There were three guys gathered around the front counter eating breakfast: various types of greasy dumplings and stuffed steamed bread – spongy, starchy stuff with no nutritional value. I smiled and said in a cheerful voice: “Good morning! How you doing?” Did any of them jump up and offer to take a wheel or something else off my hands? Nah. One guy who was blocking my way in the narrow walkway to the back of the shop was considerate enough to step out of my way after I paused a second to give him time to move. The back of the shop was as chaotic and messy as usual, with boxes and half-repaired bikes all over the place. I put my things down on a box and waited for help. I waited. And I waited. And I waited some more. After a few minutes, I walked toward the counter and asked the guys who were still munching away, “Excuse me, I really hate to bother you, but can I get a little service here?”
Finally, one of them walked over, and I told him I wanted someone to build up the bike and he said that wouldn’t be a problem. I told him all the parts were there, and he didn’t bother to do any kind of inventory. I asked him where we should put the stuff, and he said to leave it just where it was. I saw an empty space on a workbench and moved the pile there. I knew I wasn’t dealing with the shop’s best and brightest, and I was hoping the A team would come in later and sort out my rig. I know the shop’s manager well, and sent him an e-mail when I got home. He promptly replied, saying my bike would be in good hands.

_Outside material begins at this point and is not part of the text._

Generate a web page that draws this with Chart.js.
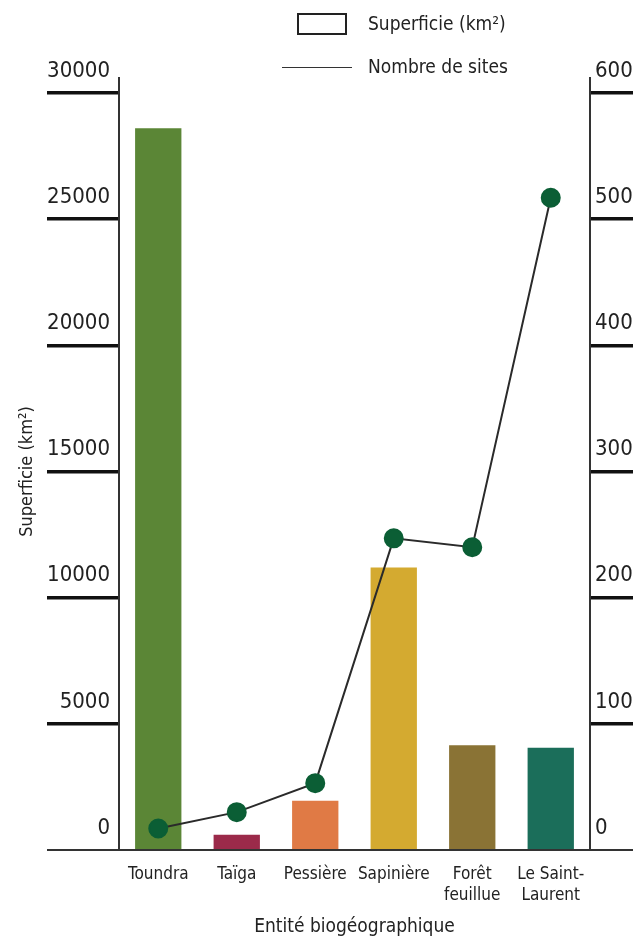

Service is a big problem in China. I once had a long chat with the regional head of Starbucks in China, and he complained about how hard it was to find decent frontline workers for the coffee shops. He shared the popular view that Chinese kids don’t understand service because they are the product of the one-child birth policy, which restricts most families to having only one child. The kids turn out to be little emperors and empresses, who grew up being waited on. They really don’t know how to serve. They don’t know how to do things on their own. I grew up with three siblings and often had to fend for myself or pitch in to keep the house running.
I hope my next posting will be about what a great job they did on my bike. When I find something I love about this country, I do like to talk about it.